Strong Domestic Fundamentals Support Stability
The RBI's decision to keep rates and policy stance unchanged reflects confidence in India's domestic economic fundamentals. Forecasts project strong GDP growth for 2026, between 6.5% and 6.9%, placing India among the fastest-growing major economies. The financial sector also shows strength, with gross non-performing assets (NPAs) for scheduled commercial banks expected to stay between 2.0% and 2.2% by March 2027 – a notable improvement. This financial health supports investment and consumption. The Indian Rupee traded around 92.92 against the US Dollar as of April 20, 2026, benefiting from this stability.
Inflation Remains a Key Concern
Despite bright growth prospects, inflation is a key challenge.
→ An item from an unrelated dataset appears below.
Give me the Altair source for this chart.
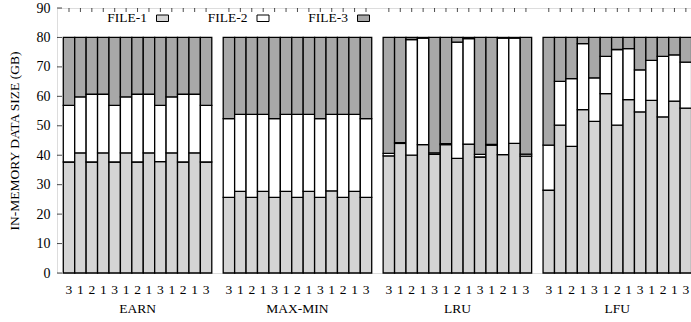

The conflict in the Middle East has heightened concerns about energy prices, affecting inflation globally and in India. India's Consumer Price Index (CPI) inflation was 3.4% in March 2026. Forecasts for fiscal year 2027 predict inflation between 4.1% and 4.6%, revised upwards due to supply issues and higher commodity prices. These pressures, along with potential shifts in trade policies, require the RBI's watchful and flexible monetary policy. Keeping rates unchanged lets the central bank monitor previous policy impacts and react to unexpected shocks.
India Leads Global Growth Race
India's projected 2026 growth rate far exceeds that of other major economies like China (forecasted 4.4%) and the United States (2.3%), boosting investor confidence. However, global growth is slowing to an estimated 3.1% in 2026, driven by geopolitical divisions and volatile trade policies. While India benefits from lower US tariffs on its products, the overall global economic climate is fragile.
Equity Market Sees Mixed Signals
India's equity market, measured by the Nifty 50 index, has a Price-to-Earnings (P/E) ratio of approximately 21.4 as of April 20, 2026. This valuation suggests investor optimism balanced against global uncertainties. Major indices like the Nifty 50 (around 24,365) and Sensex (near 78,520) have recently shown volatility in mid-April 2026, reflecting investor caution amid shifting geopolitical news.
Persistent Risks Cloud Outlook
Despite strong growth forecasts and a healthy banking sector, significant risks remain. The main concern is inflation driven by the Middle East conflict. This could force interest rates to stay high longer, slowing the economy and potentially widening the current account deficit if oil prices spike. While large corporations have strong balance sheets, the Micro, Small, and Medium Enterprises (MSME) sector faces greater pressure. Their projected NPAs are rising to 3.4%-3.6%, creating localized financial stability risks. Global trade disputes and potential tariffs could also hurt India's exports and manufacturing. Monitoring the Indian Rupee is crucial; sustained depreciation could worsen imported inflation and strain debt payments.
Policy Path Forward
The RBI's policy of vigilance and a neutral stance is expected to continue while global uncertainties and inflation risks persist. Analysts predict this steady policy environment will last, with little chance of interest rate cuts soon, as the central bank focuses on price stability. India's economic strength is a positive, but its path forward will depend on geopolitical conflicts, global trade trends, and domestic demand. The RBI will manage liquidity and support growth, but the changing global scene requires a flexible monetary policy.